I attended a service in celebration of the life of Rick Sharp, yesterday. Rick retired as CEO of Circuit City Stores and had a profound impact on a number of businesses and people, me included. I found myself nourished, yet humbled, by the many stories shared by the family. To suggest that Rick was quite a character without further elaboration would be a gross injustice. There’s a quotation by William Purkey that will provide insight to what was reflected throughout yesterday’s service:
“You’ve gotta dance like there’s nobody watching,
Love like you’ll never be hurt,
Sing like there’s nobody listening,
And live like it’s heaven on Earth.”
Rick did everything Big, or as was shared by the pastor, “Rick added an -er to everything.” Bigger, brighter, faster, higher, smarter, wiser, the list runs on.
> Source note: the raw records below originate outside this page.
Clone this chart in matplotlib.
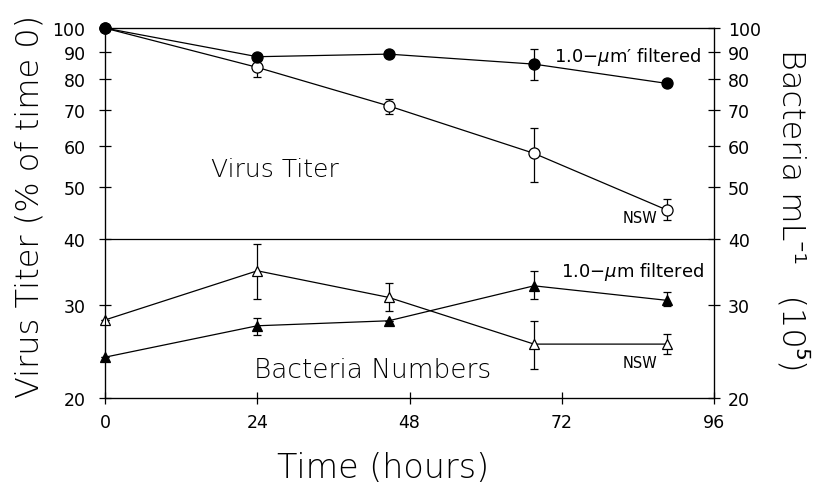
import matplotlib
matplotlib.use("Agg")
import matplotlib.pyplot as plt
import numpy as np

plt.rcParams['font.family'] = ['DejaVu Sans']
TITLE_FONT = ['DejaVu Sans', 'Noto Sans']
TITLE_WEIGHT = 200

# sampling times (hours)
hours = [0, 24, 44.7, 67.6, 88.6]

# virus titer, % of time 0
titer_filtered = [100, 88.3, 89.3, 85.5, 78.6]
titer_filtered_lo = [100, 88.3, 89.3, 79.7, 78.6]
titer_filtered_hi = [100, 88.3, 89.3, 91.3, 78.6]

titer_nsw = [100, 84.3, 71.3, 58.0, 45.3]
titer_nsw_lo = [100, 81.0, 68.8, 51.3, 43.4]
titer_nsw_hi = [100, 86.1, 73.4, 64.7, 47.5]

# bacteria per mL (x 10^5)
bact_filtered = [23.9, 27.4, 28.0, 32.6, 30.6]
bact_filtered_lo = [23.9, 26.3, 28.0, 30.8, 29.8]
bact_filtered_hi = [23.9, 28.4, 28.0, 34.7, 31.8]

bact_nsw = [28.1, 34.8, 31.0, 25.3, 25.3]
bact_nsw_lo = [28.1, 30.8, 29.2, 22.7, 24.2]
bact_nsw_hi = [28.1, 39.1, 33.0, 28.0, 26.4]

yticks = [20, 30, 40, 50, 60, 70, 80, 90, 100]
xticks = [0, 24, 48, 72, 96]


def err(vals, lo, hi):
    v = np.array(vals)
    return [v - np.array(lo), np.array(hi) - v]


fig = plt.figure(figsize=(8.2, 4.85), dpi=100)
ax = fig.add_axes([0.128, 0.177, 0.743, 0.763])

common = dict(color='black', lw=0.9, capsize=3, elinewidth=0.9, capthick=0.9,
              markeredgecolor='black', markeredgewidth=0.9, zorder=3, clip_on=False)

# open symbols first so the filled ones sit on top at time 0
ax.errorbar(hours, titer_nsw, yerr=err(titer_nsw, titer_nsw_lo, titer_nsw_hi),
            fmt='-o', markersize=8, markerfacecolor='white', **common)
ax.errorbar(hours, titer_filtered, yerr=err(titer_filtered, titer_filtered_lo, titer_filtered_hi),
            fmt='-o', markersize=8, markerfacecolor='black', **common)
ax.errorbar(hours, bact_nsw, yerr=err(bact_nsw, bact_nsw_lo, bact_nsw_hi),
            fmt='-^', markersize=7.5, markerfacecolor='white', **common)
ax.errorbar(hours, bact_filtered, yerr=err(bact_filtered, bact_filtered_lo, bact_filtered_hi),
            fmt='-^', markersize=7.5, markerfacecolor='black', **common)

ax.axhline(40, color='black', lw=0.9)

ax.set_yscale('log')
ax.set_ylim(20, 100)
ax.set_xlim(0, 96)
ax.set_xticks(xticks)
ax.set_yticks(yticks)
ax.set_yticklabels([str(t) for t in yticks])
ax.yaxis.set_minor_locator(matplotlib.ticker.NullLocator())
for s in ax.spines.values():
    s.set_linewidth(0.9)
ax.tick_params(direction='inout', length=8, width=0.9, labelsize=12.5)
ax.tick_params(axis='y', pad=10)
ax.tick_params(axis='x', pad=7)

ax2 = ax.twinx()
ax2.set_yscale('log')
ax2.set_ylim(20, 100)
ax2.set_yticks(yticks)
ax2.set_yticklabels([str(t) for t in yticks])
ax2.yaxis.set_minor_locator(matplotlib.ticker.NullLocator())
ax2.tick_params(direction='inout', length=8, width=0.9, labelsize=12.5, pad=6)

ax.set_xlabel('Time (hours)', fontsize=24, family=TITLE_FONT, fontweight=TITLE_WEIGHT)
ax.xaxis.set_label_coords(0.457, -0.142)
ax.set_ylabel('Virus Titer (% of time 0)', fontsize=23, family=TITLE_FONT,
              fontweight=TITLE_WEIGHT)
ax.yaxis.set_label_coords(-0.1, 0.52)
ax2.set_ylabel('Bacteria mL\u207b\u00b9   (10\u2075)', fontsize=23, family=TITLE_FONT,
               fontweight=TITLE_WEIGHT, rotation=-90)
ax2.yaxis.set_label_coords(1.155, 0.51)

ax.text(26.8, 54.2, 'Virus Titer', fontsize=18, family=TITLE_FONT, fontweight=TITLE_WEIGHT,
        ha='center', va='center')
ax.text(42.2, 22.7, 'Bacteria Numbers', fontsize=19, family=TITLE_FONT, fontweight=TITLE_WEIGHT,
        ha='center', va='center')
ax.text(94, 88.5, '1.0\u2212$\\mu$m\u2032 filtered', fontsize=13, ha='right', va='center')
ax.text(94.4, 34.8, '1.0\u2212$\\mu$m filtered', fontsize=13, ha='right', va='center')
ax.text(87.1, 43.8, 'NSW', fontsize=10.5, ha='right', va='center')
ax.text(87.1, 23.4, 'NSW', fontsize=10.5, ha='right', va='center')

fig.savefig('out.png', dpi=100)
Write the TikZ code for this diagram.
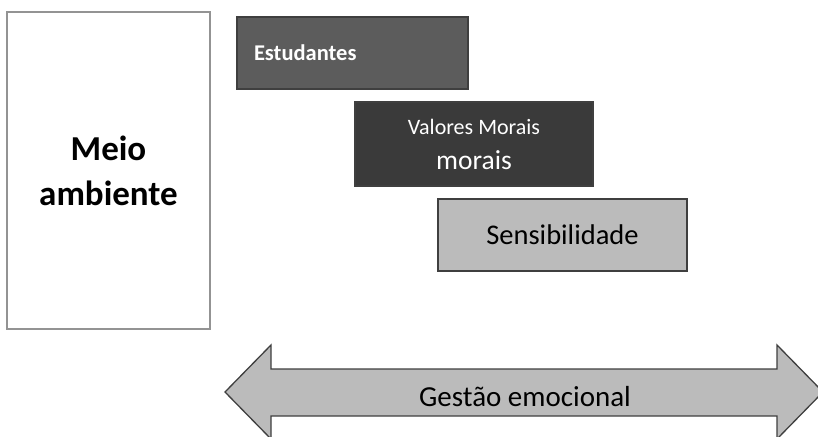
\documentclass[tikz,border=0pt]{standalone}
\usepackage{fontspec}
\setmainfont{Carlito}
\usetikzlibrary{calc}
\usetikzlibrary{positioning}

\definecolor{midgray}{HTML}{5C5C5C}
\definecolor{darkgray}{HTML}{3A3A3A}
\definecolor{lightgray}{HTML}{BBBBBB}
\definecolor{edgegray}{HTML}{3F3F3F}

\begin{document}
\begin{tikzpicture} [x=1pt,y=-1pt,
  box/.style={draw=edgegray, line width=1.3pt, rectangle, inner sep=0pt},
  fs/.style={font=\fontsize{#1}{#1}\selectfont}]
\useasboundingbox (0,0) rectangle (818,436);
\coordinate (O) at (0,0);
% environment box
\node[box, draw=gray!85, line width=1.6pt, fill=white, minimum width=203pt, minimum height=317pt,
  align=center, font=\fontsize{35}{45}\selectfont\bfseries] (meio) at (108.5,170.5) {Meio\\ambiente};
% stacked boxes
\node[box, fill=midgray, minimum width=231pt, minimum height=72pt, text width=197pt, align=left,
  text=white, font=\fontsize{22.5}{26}\selectfont\bfseries] (estud) at (352.5,53) {Estudantes};
\node[box, fill=darkgray, minimum width=238pt, minimum height=84pt, align=center, text=white,
  font=\fontsize{27.5}{35}\selectfont] (valores) at (474,144) {{\fontsize{22}{35}\selectfont Valores Morais}\\morais};
\node[box, fill=lightgray, minimum width=249pt, minimum height=72pt, fs=28.5] (sensib) at (562.5,235) {Sensibilidade};
% double arrow
\coordinate (ltip) at (225,392);
\coordinate (rtip) at (823,392);
\draw[edgegray, line width=1.3pt, fill=lightgray] (ltip) -- (271,345) -- (271,369) -- (777,369) -- (777,345)
  -- (rtip) -- (777,439) -- (777,416) -- (271,416) -- (271,439) -- cycle;
\node[fs=29, anchor=base] (gestao) at (525,406) {Gestão emocional};
\end{tikzpicture}
\end{document}
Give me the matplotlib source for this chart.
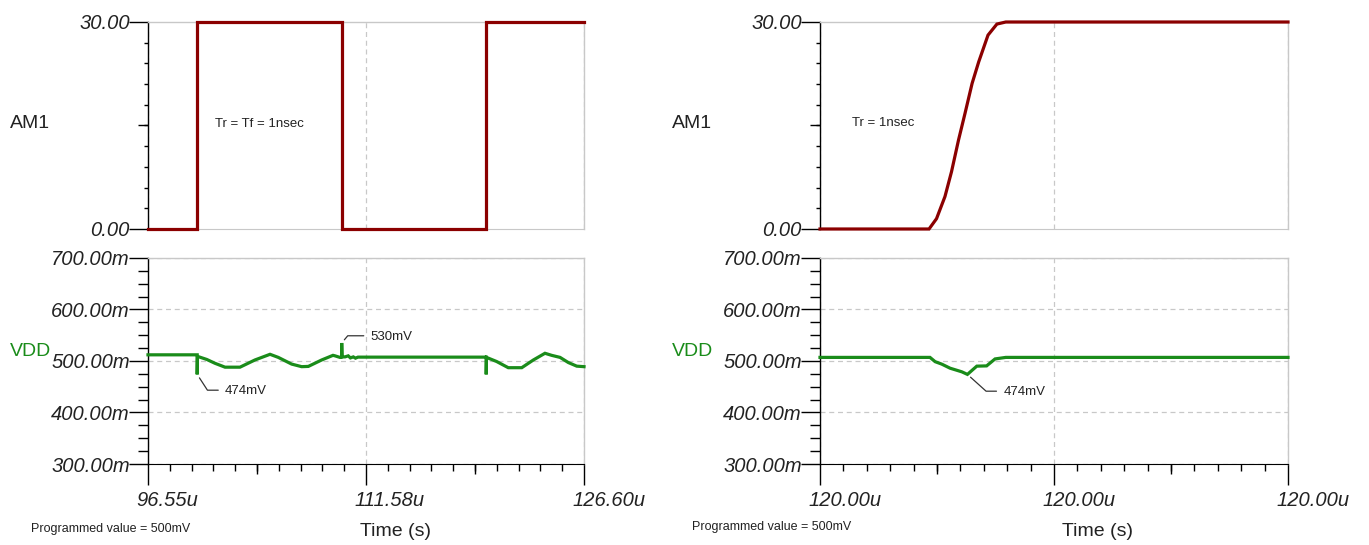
import numpy as np
import matplotlib
matplotlib.use("Agg")
import matplotlib.pyplot as plt
from matplotlib.ticker import FixedLocator

# ---------------- data ----------------
# left: time in microseconds
left_xlim = [96.55, 126.60]
left_xticklabels = ["96.55u", "111.58u", "126.60u"]
am1_left_t = [96.55, 99.94, 99.94, 109.92, 109.92, 119.86, 119.86, 126.60]
am1_left_v = [0, 0, 30, 30, 0, 0, 30, 30]
vdd_left_t = [96.55, 99.94, 99.94, 99.96, 100.60, 101.17, 101.86, 102.89, 103.92,
              104.96, 105.53, 106.45, 107.14, 107.60, 108.52, 109.30, 109.44, 109.78,
              109.90, 109.90, 109.92, 110.13, 110.35, 110.50, 110.70, 110.85, 111.02,
              111.51, 119.86, 119.86, 119.88, 120.58, 121.38, 122.31, 123.11, 123.91,
              124.37, 124.95, 125.52, 126.10, 126.60]
vdd_left_v = [512, 512, 474, 509, 503, 495.5, 488, 488, 502,
              513, 507, 494, 489, 489.5, 502, 511, 510, 507,
              508, 535, 508, 508, 510, 506, 508, 505.5, 507.5,
              507.5, 507.5, 474, 507, 499, 487, 487, 502, 515,
              511, 507, 497, 490, 489]

# right: time in ns within a 10 ns window around 120.00u
right_xlim = [0, 10]
right_xticklabels = ["120.00u", "120.00u", "120.00u"]
am1_right_t = [0, 2.33, 2.49, 2.67, 2.81, 2.96, 3.10, 3.25, 3.39, 3.59, 3.78, 3.97, 10]
am1_right_v = [0, 0, 1.5, 4.7, 8.3, 12.9, 16.8, 21.1, 24.2, 28.1, 29.7, 30, 30]
vdd_right_t = [0, 2.35, 2.46, 2.60, 2.78, 3.03, 3.15, 3.35, 3.56, 3.74, 3.97, 10]
vdd_right_v = [507, 507, 498.7, 494, 486, 479, 474, 490, 490.5, 504, 507, 507]

am1_ylim = [0, 30]
am1_yticks = [0, 30]
am1_yticklabels = ["0.00", "30.00"]
vdd_ylim = [300, 700]
vdd_yticks = [300, 400, 500, 600, 700]
vdd_yticklabels = ["300.00m", "400.00m", "500.00m", "600.00m", "700.00m"]

# annotation values
left_min_t, left_min_v, left_min_label = 99.94, 474, "474mV"
left_max_t, left_max_v, left_max_label = 109.90, 535, "530mV"
right_min_t, right_min_v, right_min_label = 3.15, 474, "474mV"

# ---------------- style ----------------
W, H = 1369, 545
RED = "#8b0000"
GREEN = "#1a8c1a"
GREY = "#c8c8c8"
FONT = ["Liberation Sans", "DejaVu Sans"]
plt.rcParams["font.family"] = FONT

fig = plt.figure(figsize=(W / 100, H / 100), dpi=100)


def rect(x0, y0, x1, y1):
    return [x0 / W, 1 - y1 / H, (x1 - x0) / W, (y1 - y0) / H]


def fx(x):
    return x / W


def fy(y):
    return 1 - y / H


tick_font = dict(family=FONT, style="italic", size=14.5, color="#222222")


def base_style(ax, xlim, ylim):
    ax.set_xlim(xlim)
    ax.set_ylim(ylim)
    ax.spines["left"].set_color("black")
    ax.spines["left"].set_linewidth(1.0)
    for s in ("top", "right"):
        ax.spines[s].set_color(GREY)
        ax.spines[s].set_linewidth(1.0)
    ax.tick_params(axis="y", which="major", direction="out", length=14, width=1,
                   pad=-1, colors="black", labelcolor="#222222")
    ax.tick_params(axis="y", which="minor", direction="out", width=1, colors="black")
    ax.set_facecolor("white")


def top_panel(ax, xlim, t, v):
    base_style(ax, xlim, am1_ylim)
    ax.spines["bottom"].set_color(GREY)
    ax.set_xticks([xlim[0], (xlim[0] + xlim[1]) / 2, xlim[1]])
    ax.tick_params(axis="x", which="both", length=0, labelbottom=False)
    ax.grid(axis="x", color=GREY, linestyle=(0, (4, 3)), linewidth=0.9)
    ax.set_yticks(am1_yticks)
    ax.set_yticklabels(am1_yticklabels, fontdict=tick_font)
    ax.yaxis.set_minor_locator(FixedLocator(np.arange(3, 30, 3)))
    ax.tick_params(axis="y", which="minor", length=3)
    sec = ax.secondary_yaxis("left")
    sec.set_yticks([15])
    sec.tick_params(length=7, width=1, labelleft=False)
    sec.spines["left"].set_visible(False)
    ax.plot(t, v, color=RED, lw=2.3, clip_on=False, zorder=5,
            solid_joinstyle="miter")


def bottom_panel(ax, xlim, t, v, xlabels):
    base_style(ax, xlim, vdd_ylim)
    ax.spines["bottom"].set_color("black")
    mid = (xlim[0] + xlim[1]) / 2
    ax.set_xticks([xlim[0], mid, xlim[1]])
    ax.set_xticklabels([])
    ax.xaxis.set_minor_locator(FixedLocator(np.linspace(xlim[0], xlim[1], 21)))
    ax.tick_params(axis="x", which="major", direction="out", length=15, width=1,
                   colors="black")
    ax.tick_params(axis="x", which="minor", direction="out", length=5, width=1,
                   colors="black")
    secx = ax.secondary_xaxis("bottom")
    secx.set_xticks([xlim[0] + (xlim[1] - xlim[0]) * 0.25,
                     xlim[0] + (xlim[1] - xlim[0]) * 0.75])
    secx.tick_params(length=7, width=1, labelbottom=False)
    secx.spines["bottom"].set_visible(False)
    ax.set_yticks(vdd_yticks)
    ax.set_yticklabels(vdd_yticklabels, fontdict=tick_font)
    ax.yaxis.set_minor_locator(FixedLocator(np.arange(300, 701, 25)))
    ax.tick_params(axis="y", which="minor", length=7)
    ax.grid(axis="both", which="major", color=GREY, linestyle=(0, (4, 3)),
            linewidth=0.9)
    ax.set_axisbelow(True)
    for xt, lab in zip([xlim[0], mid, xlim[1]], xlabels):
        ax.annotate(lab, xy=(xt, 0), xycoords=("data", "axes fraction"),
                    xytext=(-12, -36), textcoords="offset pixels",
                    ha="left", va="center", annotation_clip=False, **tick_font)
    ax.plot(t, v, color=GREEN, lw=2.3, clip_on=False, zorder=5,
            solid_joinstyle="miter")


def leader(ax, x, y, text, dx, dy, angleB):
    ax.annotate(text, xy=(x, y), xycoords="data",
                xytext=(dx, dy), textcoords="offset pixels",
                ha="left", va="center", fontsize=9.5, color="#222222",
                arrowprops=dict(arrowstyle="-", color="#333333", lw=0.9,
                                shrinkA=3, shrinkB=3, relpos=(0, 0.6),
                                connectionstyle=f"angle,angleA=0,angleB={angleB},rad=0"),
                zorder=6)


axTL = fig.add_axes(rect(148, 22, 584, 229))
axBL = fig.add_axes(rect(148, 258, 584, 464))
axTR = fig.add_axes(rect(820, 22, 1288, 229))
axBR = fig.add_axes(rect(820, 258, 1288, 464))

top_panel(axTL, left_xlim, am1_left_t, am1_left_v)
top_panel(axTR, right_xlim, am1_right_t, am1_right_v)
bottom_panel(axBL, left_xlim, vdd_left_t, vdd_left_v, left_xticklabels)
bottom_panel(axBR, right_xlim, vdd_right_t, vdd_right_v, right_xticklabels)

leader(axBL, left_min_t, left_min_v, left_min_label, 28, -17, -57)
leader(axBL, left_max_t, left_max_v, left_max_label, 29, 6, 50)
leader(axBR, right_min_t, right_min_v, right_min_label, 36, -18, -42)

# text labels
fig.text(fx(215), fy(124), "Tr = Tf = 1nsec", ha="left", va="center",
         fontsize=9.5, color="#222222")
fig.text(fx(852), fy(123), "Tr = 1nsec", ha="left", va="center",
         fontsize=9.5, color="#222222")

for x0 in (10, 672):
    fig.text(fx(x0), fy(123), "AM1", ha="left", va="center", fontsize=14,
             color="#222222")
    fig.text(fx(x0), fy(352), "VDD", ha="left", va="center", fontsize=14,
             color=GREEN)
fig.text(fx(31), fy(529), "Programmed value = 500mV", ha="left", va="center",
         fontsize=9, color="#222222")
fig.text(fx(692), fy(527), "Programmed value = 500mV", ha="left", va="center",
         fontsize=9, color="#222222")
fig.text(fx(396), fy(532), "Time (s)", ha="center", va="center", fontsize=14,
         color="#222222")
fig.text(fx(1097), fy(532), "Time (s)", ha="center", va="center", fontsize=14,
         color="#222222")

fig.savefig("out.png", dpi=100, facecolor="white")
He wasn’t afraid to be real, to be authentic. He enjoyed playing games and fulfilled a ‘kid-at-heart’ life. But don’t be fooled by this myopic glimpse into his life. Rick was larger than life. If life were a chess match, Rick was the master, always several moves ahead. It could be very intimidating to be in a meeting with Rick. His eyes were sharp (no pun intended) and observant. He was often the last to speak after he had given the floor over to others for debate. He could quiet a room with his voice better than EF Hutton. His words were often few and always on point. I would capture his remarks and later study and analyze them for better understanding and learning. Rick was willing to teach if you were willing to learn. He wouldn’t give up on you if you were putting forth the effort to learn and improve.
Rick saw the opportunity to improve most everything. That was one of his penchants. He was often drawn to things that were most broke. That’s how he saw the buying and selling of automobiles, and how the idea for CarMax was born.
Rick’s mind was his greatest asset, and sadly, a rare form of the Alzheimer’s disease took that gift, and ultimately his life away from him.
I was one of the first to enter the church hall yesterday with an hour to quietly sit and reflect. On duplicate large screens in the front, Rick’s life was projected with a 20-minute carousel of pictures, from childhood, to marriage, through children and grandchildren, and encompassing many highlights with family and friends. In every single picture, Rick wore a warm and sincere smile. You could see how much he enjoyed life and those he loved. As the service neared its end I found myself humbled in knowing this man – a great father, husband, friend, mind, innovator, spirit, leader and servant.
I am reminded of this Maya Angelou quotation when I consider the life Rick led, the imprints he left in the sand and the lives he intersected with:
“Life is not measured by the number of breaths we take, but by the moments that take our breath away.”
Rick created so many of these moments. I am glad to have known him and to have shared just a few.